Inventories are at historic lows, list prices have strengthened over the past 12 months and demand is healthier. The February data from Realtor.com paints a positive picture for the coming recovery.
With the spring home buying season just weeks away, three critical metrics tracked by Realtor.com are substantially improved over a year ago. The total US for-sale inventory was down by 22.02 percent in February compared to 2011 and declined in all but two of the 146 markets covered by Realtor.com. The median age of the inventory fell to 9.76 percent on a year-over-year basis, while the median national list price is up by 6.82 percent. The nation's housing markets as a whole are in better shape today than at any time since the 2009-2010 tax credits.

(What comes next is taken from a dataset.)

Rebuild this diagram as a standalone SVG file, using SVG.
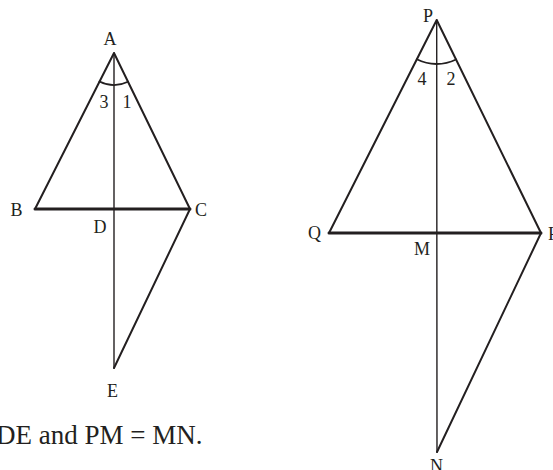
<svg xmlns="http://www.w3.org/2000/svg" width="553" height="470" viewBox="0 0 553 470">
<style>
.l{stroke:#231f20;fill:none;stroke-linecap:round;stroke-linejoin:round}
.side{stroke-width:2}
.base{stroke-width:3}
.thin{stroke-width:1.4}
.arc{stroke-width:1.8}
text{font-family:"Liberation Serif","Times New Roman",serif;fill:#231f20;font-size:18px}
.cap{font-size:27px}
</style>
<rect width="553" height="470" fill="#fff"/>
<g id="fig1">
<line class="l thin" x1="114" y1="53" x2="114" y2="368"/>
<polyline class="l side" points="35,209 114,53 190,209"/>
<line class="l base" x1="35" y1="209" x2="190" y2="209"/>
<line class="l side" x1="190" y1="209" x2="114" y2="368"/>
<path class="l arc" d="M 99.5 81.5 A 32 32 0 0 0 128 81.8"/>
<text x="110" y="45" text-anchor="middle">A</text>
<text x="104" y="108" text-anchor="middle">3</text>
<text x="127" y="108" text-anchor="middle">1</text>
<text x="16.5" y="216" text-anchor="middle">B</text>
<text x="195" y="216">C</text>
<text x="100" y="233" text-anchor="middle">D</text>
<text x="112.5" y="397" text-anchor="middle">E</text>
</g>
<g id="fig2">
<line class="l thin" x1="436.7" y1="20" x2="437" y2="452"/>
<polyline class="l side" points="329,233 436.7,20 541,233"/>
<line class="l base" x1="329" y1="233" x2="541" y2="233"/>
<line class="l side" x1="541" y1="233" x2="437" y2="452"/>
<path class="l arc" d="M 416.8 59.3 A 44 44 0 0 0 456 59.5"/>
<text x="428" y="22" text-anchor="middle">P</text>
<text x="422" y="85" text-anchor="middle">4</text>
<text x="451" y="85" text-anchor="middle">2</text>
<text x="308" y="239">Q</text>
<text x="548" y="240">R</text>
<text x="414" y="255">M</text>
<text x="430" y="472">N</text>
</g>
<text class="cap" x="-4" y="444">DE and PM = MN.</text>
</svg>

The nationwide median list price for single family homes, condos, townhomes and co-ops in February was $188,000, up from $185,500 in January and 6.82 percent higher compared to a year ago. At the same time last year—roughly the beginning of the 2011 home buying season--the median national list price stood at $176,000, 6.88 percent below the median list price in February 2010. While higher list prices do not always translate into higher sales prices, they may nevertheless signal a growing optimism on the part of sellers that the market has begun to turn around.
The national for-sale inventory was relatively stable in February (+0.54 percent), reversing eight consecutive months of decline but consistent with the onset of the spring home buying season. More telling is that the total number of listings on Realtor.com was 22.02 percent below the levels observed in February 2011. This favorable trend again represents a considerable improvement over conditions observed at the beginning of the 2011 home buying season, when for-sale inventories were down by 4.96% compared to the previous year (February 2010.)
The dynamics of recovery and market reversal are remaking the geography of conditions across the nation. Many markets in areas hardest hit by foreclosures and low prices at the beginning of the housing decline, such as Florida markets and Phoenix, continue to register large year-over-year declines in inventories and large year-over-year increases in median listing prices. At the same time, median list prices in other markets once the epicenter of the housing boom -- including Las Vegas and many parts of California – continue to lag behind the country as a whole. Finally, markets that never experienced the dramatic run-up in housing values that preceded the housing crisis nor the subsequent decline, are suddenly suffering declining prices. Chicago, Knoxville, Detroit and Milwaukee—have registered some of the largest declines in their median list prices on a year-over-year basis as the impact of a weak economy continues to take its toll.
Declines resulting from the processing slowdown and increases due to economic factors and increases in negative equity—are having their impact on both prices and inventories. However, inventories will certainly increase in the coming months, especially in judicial states like Florida, as lenders process and list the huge backlog freed by the recent multi-state Attorneys General agreement. The so-called shadow inventory of potential foreclosures now stands at an estimated 1.6 million units—almost the same as the total for-sale inventory (1.8 million) in February. Unless properly managed, the disposition of these properties could easily undermine the progress that has been made to date in many markets.
For sale inventories in February declined in all but two of the 146 MSAs monitored by Realtor.com compared to a year ago, with the for-sale inventory in more than half of all markets (79) dropping by 20 percent or more. In February 2011, market conditions were not as favorable. While inventories had begun to decline in many markets, the declines were smaller and not nearly as widespread—one year ago, only 96 markets had experienced a year-over-year decline in their for-sale inventories and only 5 markets had dropped by 20 percent or more.
Areas experiencing the greatest year-over-year reductions in their for-sale inventory in February 2012 also looked very different than they did a year ago. In February 2012, the 10 MSAs with the greatest declines were concentrated in Florida, Arizona, and California—areas that have been among the hardest hit by the housing crisis. In February 2010, the 10 MSAs with the largest percent declines in their for-sale inventories were primarily small Midwestern areas.